Ms. Arthur played a newspaper woman who typed on an old Remington manual typewriter. In the story line, human nature is the same then as now. the clothes are not outdated, New York City streets look the same, yet the technology employed makes it a period piece.
That time, over 50 years ago, was not simpler. And, although today is busier, it is not really complicated. It's true that it's coming at us faster and faster where things appear to be obsolete before we unpack the box, but Wow! What we have now has been a long time coming. With that vision of then and now that I scanned earlier, I can tell you, now is better.
Don't ask me to trade my word processor with all its bells and whistles for an old manual typewriter and a dictaphone. And, don't ask me to pass by the electric pencil sharpener on my way to get a butcher knife to sharpen my pencils. I wouldn't trade this for anything ... well, perhaps there is one thing. It could almost serve the same purpose and I can still feel my heart tingling.

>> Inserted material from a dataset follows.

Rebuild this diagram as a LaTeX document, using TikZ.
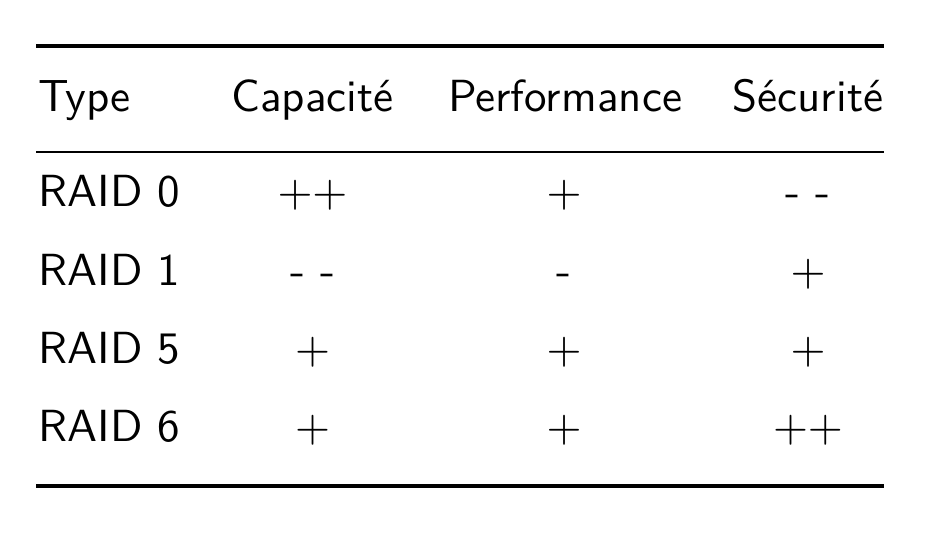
\documentclass[tikz,border=0pt]{standalone}
\usepackage{fontspec}
\begin{document}
\begin{tikzpicture}[x=0.2222pt,y=-0.2222pt,
  cell/.style={inner sep=0pt,anchor=base,font=\fontsize{10}{12}\selectfont\sffamily},
  lcell/.style={cell,anchor=base west},
  heavy/.style={line width=0.85pt},
  light/.style={line width=0.5pt}]
\useasboundingbox (0,0) rectangle (930,533);
% rules
\coordinate (tl) at (36,46);   \coordinate (tr) at (884,46);
\coordinate (ml) at (36,152);  \coordinate (mr) at (884,152);
\coordinate (bl) at (36,486);  \coordinate (br) at (884,486);
\draw[heavy] (tl) -- (tr);
\draw[light] (ml) -- (mr);
\draw[heavy] (bl) -- (br);
% header
\node[lcell] (h0) at (37.5,111.5) {Type};
\node[cell] (h1) at (312.5,111.5) {Capacité};
\node[cell] (h2) at (565,111.5) {Performance};
\node[cell] (h3) at (808,111.5) {Sécurité};
% rows
\node[lcell] (r0) at (37.5,206.5) {RAID 0};
\node[cell] (r0a) at (312.5,206.5) {$++$};
\node[cell] (r0b) at (564,206.5) {$+$};
\node[cell] (r0c) at (808,206.5) {- -};
\node[lcell] (r1) at (37.5,285) {RAID 1};
\node[cell] (r1a) at (312.5,285) {- -};
\node[cell] (r1b) at (564,285) {-};
\node[cell] (r1c) at (808,285) {$+$};
\node[lcell] (r5) at (37.5,363) {RAID 5};
\node[cell] (r5a) at (312.5,363) {$+$};
\node[cell] (r5b) at (564,363) {$+$};
\node[cell] (r5c) at (808,363) {$+$};
\node[lcell] (r6) at (37.5,441.5) {RAID 6};
\node[cell] (r6a) at (312.5,441.5) {$+$};
\node[cell] (r6b) at (564,441.5) {$+$};
\node[cell] (r6c) at (808,441.5) {$++$};
\end{tikzpicture}
\end{document}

I was six. It was my first day of school. I was given a dark green pencil box with a snapper to open and close it. When I looked in I saw an eraser, three pencils, and a six-inch ruler. There was a drawer under that layer and in there I found a compass, a protractor, and one red and blue pencil sharpened at each end ... one red, one blue. Amazing. Two-colors in the same pencil shaft. How did they do that?
Nothing came close to that electrifying moment of having something so special - until the Phantom Screen door. However, after some serious reflection, I can now only give the door a close second.